Varnum’s last day as the Police Department’s “officer in charge” was Wednesday, Lithonia Mayor Deborah Jackson said.
Jackson said city officials “were saddened” that Varnum lost his battle to restore his certification from Georgia’s Peace Officers Standards and Training Council.
Administrative Law Judge Kimberly Schroer upheld the POST Council’s decision in a ruling issued last week.
“[Varnum] was generally well-liked and seemed to be having a good impact on the morale of the police officers,” Jackson said. “But it was important that the city have someone in that position that meets all of the qualifications to act in all capacities.”
Varnum joined the Lithonia Police Department as a part-time reserve officer two years ago after being forced to resign as a DeKalb County deputy marshal while being investigated on charges of neglect of duty, falsifying a document and unbecoming conduct.
The city named him its officer in charge in January, just as the POST Council was completing its investigation of issues arising during his more than 13 years as a deputy marshal.
Among them was an April 2010 incident in which Varnum processed his own eviction notice and returned it as “unable to serve.”
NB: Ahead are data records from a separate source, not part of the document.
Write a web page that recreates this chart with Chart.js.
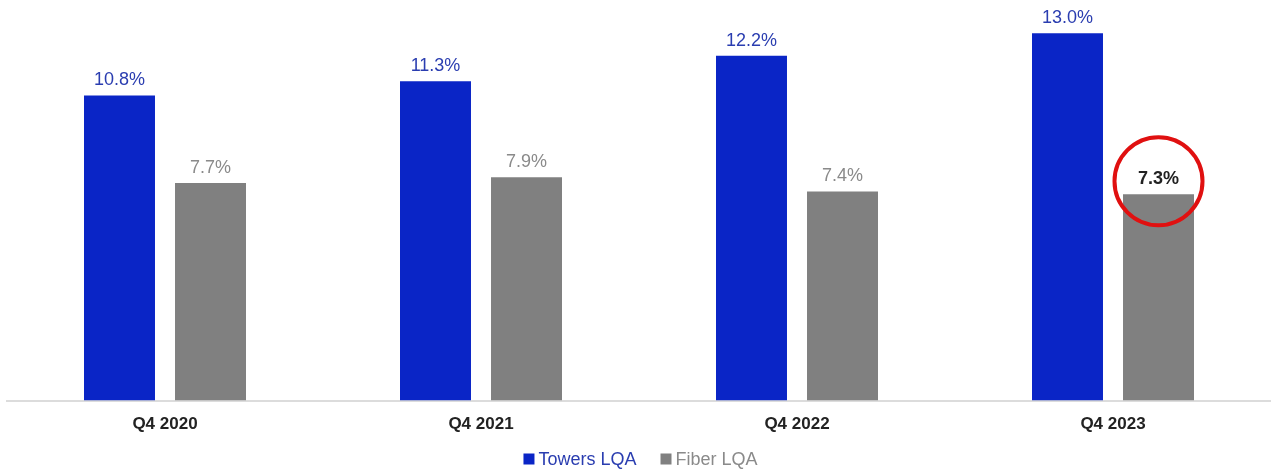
<!DOCTYPE html>
<html>
<head>
<meta charset="utf-8">
<script src="https://cdn.jsdelivr.net/npm/chart.js"></script>
<style>
  html,body{margin:0;padding:0;background:#fff;}
  #wrap{width:1271px;height:473px;}
</style>
</head>
<body>
<div id="wrap"><canvas id="lqa"></canvas></div>
<script>
/* ---- data ---- */
const quarters = ['Q4 2020','Q4 2021','Q4 2022','Q4 2023'];
const towersLQA = [10.8, 11.3, 12.2, 13.0];
const fiberLQA  = [7.7, 7.9, 7.4, 7.3];
const highlight = {dataset:1, index:3}; // circled value

const BLUE='#0a25c6', GRAY='#808080';
const TEXT_COLORS=['#2a3db0','#8a8a8a'];
const FONT='"Liberation Sans", Arial, sans-serif';

// value labels above each bar + the red ring on the highlighted one
const barLabels = {
  id:'barLabels',
  afterDatasetsDraw(chart){
    const ctx=chart.ctx;
    ctx.save();
    ctx.textAlign='center';
    ctx.textBaseline='alphabetic';
    chart.data.datasets.forEach((ds,di)=>{
      chart.getDatasetMeta(di).data.forEach((bar,i)=>{
        const hl = di===highlight.dataset && i===highlight.index;
        ctx.font = (hl?'bold ':'')+'18px '+FONT;
        ctx.fillStyle = hl ? '#222' : TEXT_COLORS[di];
        ctx.fillText(ds.data[i].toFixed(1)+'%', bar.x, bar.y-10);
        if(hl){
          ctx.beginPath();
          ctx.arc(bar.x, bar.y-13, 44, 0, Math.PI*2);
          ctx.lineWidth=4;
          ctx.strokeStyle='#e01010';
          ctx.stroke();
        }
      });
    });
    ctx.restore();
  }
};

// small legend row under the axis: square + coloured series name
const bottomLegend = {
  id:'bottomLegend',
  afterDraw(chart){
    const ctx=chart.ctx, y=459, box=11, gapBox=4, gapItem=24;
    ctx.save();
    ctx.font='18px '+FONT;
    ctx.textBaseline='middle';
    const items=chart.data.datasets.map((ds,i)=>({ds,i,w:ctx.measureText(ds.label).width}));
    const total=items.reduce((s,it)=>s+box+gapBox+it.w,0)+gapItem*(items.length-1);
    let x=(chart.width-total)/2+5;
    items.forEach(it=>{
      ctx.fillStyle=it.ds.backgroundColor;
      ctx.fillRect(x, y-box/2, box, box);
      x+=box+gapBox;
      ctx.fillStyle=TEXT_COLORS[it.i];
      ctx.fillText(it.ds.label, x, y+1);
      x+=it.w+gapItem;
    });
    ctx.restore();
  }
};

new Chart(document.getElementById('lqa'),{
  type:'bar',
  data:{
    labels:quarters,
    datasets:[
      {label:'Towers LQA', data:towersLQA, backgroundColor:BLUE, barPercentage:0.78, categoryPercentage:0.576},
      {label:'Fiber LQA',  data:fiberLQA,  backgroundColor:GRAY, barPercentage:0.78, categoryPercentage:0.576}
    ]
  },
  options:{
    responsive:true,
    maintainAspectRatio:false,
    animation:false,
    layout:{padding:{top:5,left:7,right:0,bottom:32}},
    plugins:{
      tooltip:{enabled:false},
      legend:{display:false}
    },
    scales:{
      x:{
        grid:{display:false},
        border:{display:true,color:'#dcdcdc',width:2},
        ticks:{color:'#222',padding:6,font:{family:FONT,size:17,weight:'bold'}}
      },
      y:{
        display:false,
        min:0,
        max:14
      }
    }
  },
  plugins:[barLabels,bottomLegend]
});
</script>
</body>
</html>
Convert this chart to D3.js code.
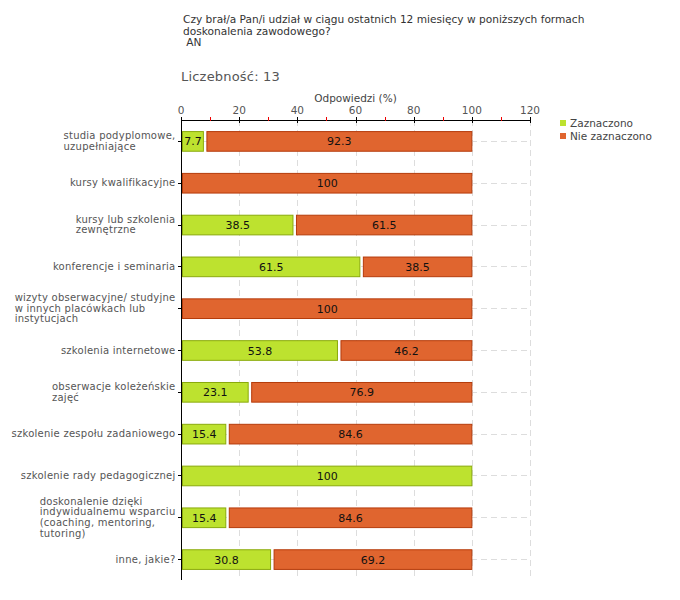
<!DOCTYPE html>
<html><head><meta charset="utf-8">
<script src="https://cdn.jsdelivr.net/npm/d3@7"></script>
<style>body{margin:0;background:#fff;} text{font-family:"DejaVu Sans",Verdana,sans-serif;}</style>
</head><body>
<svg id="chart" width="680" height="600"></svg>
<script>
const categories = [
  ["studia podyplomowe,","uzupełniające"],
  ["kursy kwalifikacyjne"],
  ["kursy lub szkolenia","zewnętrzne"],
  ["konferencje i seminaria"],
  ["wizyty obserwacyjne/ studyjne","w innych placówkach lub","instytucjach"],
  ["szkolenia internetowe"],
  ["obserwacje koleżeńskie","zajęć"],
  ["szkolenie zespołu zadaniowego"],
  ["szkolenie rady pedagogicznej"],
  ["doskonalenie dzięki","indywidualnemu wsparciu","(coaching, mentoring,","tutoring)"],
  ["inne, jakie?"]
];
const zaznaczono = [7.7, 0, 38.5, 61.5, 0, 53.8, 23.1, 15.4, 100, 15.4, 30.8];
const nieZaznaczono = [92.3, 100, 61.5, 38.5, 100, 46.2, 76.9, 84.6, 0, 84.6, 69.2];
const seriesNames = ["Zaznaczono", "Nie zaznaczono"];
const majorTicks = [0, 20, 40, 60, 80, 100, 120];
const minorTicks = [10, 30, 50, 70, 90, 110];
const titleLines = ["Czy brał/a Pan/i udział w ciągu ostatnich 12 miesięcy w poniższych formach", "doskonalenia zawodowego?", " AN"];
const countLabel = "Liczebność: 13";
const axisTitle = "Odpowiedzi (%)";

(function () {
const svg = d3.select("#chart");
const pL = 181, pR = 530, pT = 120, pB = 580;
const x = d3.scaleLinear().domain([0, 120]).range([pL, pR]);
const y = d3.scaleBand().domain(d3.range(categories.length)).range([pT, pB]).paddingInner(0.53).paddingOuter(0.265);
const colors = {g: {fill: "#bde22f", stroke: "#8aaa0c"}, o: {fill: "#e0652f", stroke: "#b53b0b"}};

svg.append("g").selectAll("text").data(titleLines).join("text")
  .attr("x", 183).attr("y", (d, i) => 23 + i * 11.5)
  .attr("font-size", 10.6).attr("fill", "#333").attr("xml:space", "preserve")
  .text(d => d);
svg.append("text").attr("x", 181).attr("y", 81).attr("font-size", 13).attr("fill", "#555")
  .attr("letter-spacing", 0.2).text(countLabel);
svg.append("text").attr("x", (x(0) + x(120)) / 2).attr("y", 102).attr("text-anchor", "middle")
  .attr("font-size", 10.5).attr("fill", "#444").text(axisTitle);

const grid = svg.append("g");
grid.selectAll("line.v").data(majorTicks.filter(d => d > 0)).join("line").attr("class", "v")
  .attr("x1", d => Math.round(x(d)) + 0.5).attr("x2", d => Math.round(x(d)) + 0.5).attr("y1", pT).attr("y2", pB)
  .attr("stroke", "#ddd").attr("stroke-dasharray", "6,4");
grid.selectAll("line.h").data(d3.range(categories.length)).join("line").attr("class", "h")
  .attr("x1", x(0)).attr("x2", x(120)).attr("y1", i => Math.round(y(i) + y.bandwidth() / 2) + 0.5).attr("y2", i => Math.round(y(i) + y.bandwidth() / 2) + 0.5)
  .attr("stroke", "#ddd").attr("stroke-dasharray", "6,4");

const bars = svg.append("g");
const bh = y.bandwidth();
categories.forEach((c, i) => {
  const g = zaznaczono[i], o = nieZaznaczono[i];
  if (g > 0) {
    bars.append("rect").attr("x", x(0) + 1.5).attr("y", y(i) + 0.5).attr("width", x(g) - x(0) - 1.5).attr("height", bh)
      .attr("fill", colors.g.fill).attr("stroke", colors.g.stroke);
    bars.append("text").attr("x", (x(0) + 1.5 + x(g)) / 2).attr("y", y(i) + bh / 2 + 4.5).attr("text-anchor", "middle")
      .attr("font-size", 11).attr("fill", "#111").text(g);
  }
  if (o > 0) {
    const s = g > 0 ? x(g) + 3.5 : x(0) + 1.5;
    const e = x(g + o);
    bars.append("rect").attr("x", s).attr("y", y(i) + 0.5).attr("width", e - s).attr("height", bh)
      .attr("fill", colors.o.fill).attr("stroke", colors.o.stroke);
    bars.append("text").attr("x", (s + e) / 2).attr("y", y(i) + bh / 2 + 4.5).attr("text-anchor", "middle")
      .attr("font-size", 11).attr("fill", "#111").text(o);
  }
});

const ax = svg.append("g");
ax.append("line").attr("x1", x(0)).attr("x2", x(120)).attr("y1", pT + 0.5).attr("y2", pT + 0.5).attr("stroke", "#000");
ax.selectAll("line.maj").data(majorTicks).join("line").attr("class", "maj")
  .attr("x1", d => Math.round(x(d)) + 0.5).attr("x2", d => Math.round(x(d)) + 0.5).attr("y1", pT - 3).attr("y2", pT + 3).attr("stroke", "#000");
ax.selectAll("line.min").data(minorTicks).join("line").attr("class", "min")
  .attr("x1", d => Math.round(x(d)) + 0.5).attr("x2", d => Math.round(x(d)) + 0.5).attr("y1", pT - 3).attr("y2", pT + 1).attr("stroke", "#e00");
ax.selectAll("text").data(majorTicks).join("text")
  .attr("x", d => x(d)).attr("y", 114).attr("text-anchor", "middle").attr("font-size", 10.5).attr("fill", "#555").text(d => d);

const ay = svg.append("g");
ay.append("line").attr("x1", pL + 0.5).attr("x2", pL + 0.5).attr("y1", pT).attr("y2", pB).attr("stroke", "#000");
ay.selectAll("line.t").data(d3.range(categories.length)).join("line").attr("class", "t")
  .attr("x1", pL - 3).attr("x2", pL).attr("y1", i => Math.round(y(i) + bh / 2) + 0.5).attr("y2", i => Math.round(y(i) + bh / 2) + 0.5)
  .attr("stroke", "#000");
const lh = 10.8;
categories.forEach((lines, i) => {
  const cy = y(i) + bh / 2;
  const t = ay.append("text").attr("font-size", 10).attr("fill", "#555").attr("letter-spacing", 0.25);
  const tspans = lines.map((l, k) => t.append("tspan").attr("x", 0).attr("y", cy + 3.5 + (k - (lines.length - 1) / 2) * lh).text(l));
  const w = t.node().getBBox().width;
  tspans.forEach(ts => ts.attr("x", 175.5 - w));
});

const lg = svg.append("g");
seriesNames.forEach((n, i) => {
  const c = i === 0 ? colors.g : colors.o;
  lg.append("rect").attr("x", 560).attr("y", 120 + i * 13).attr("width", 6).attr("height", 6).attr("fill", c.fill);
  lg.append("text").attr("x", 570).attr("y", 127 + i * 13).attr("font-size", 10.5).attr("fill", "#444").text(n);
});
})();
</script>
</body></html>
As a deputy marshal, Varnum’s job was to serve civil warrants for the state and magistrate courts of DeKalb County.
Court documents show that Varnum volunteered to assist a deputy who was assigned to a territory that included his Henderson Mill Road apartment complex, Les Jardins.
One of the six warrants for the complex was an eviction warrant for Varnum for past due rent. Marshal’s Office policy provides that warrants must be served by deputies who are disinterested parties in the suit.
But Varnum said nothing and later that day returned his notice and four of the five others for his complex to the DeKalb County State Court. He had checked a box marking them as unable to be served.
During his appeal hearing, Varnum reportedly told Schroer that he was strictly following the department’s policy that notices would not be served if breezeways at apartment buildings were not clearly marked.
The court did not find his explanation credible and concluded that he acted unethically in his own self-interest.
Jackson said the city will post the police chief job this week, with a salary of about $45,000. Varnum was paid an annual salary of about $32,000, she said.
Capt. Xavier Todd, who came to Lithonia as a reserve officer this year, was named the city’s new officer in charge.
Lithonia has not had a police chief since last December when Chief Kennis Harrell tendered his resignation.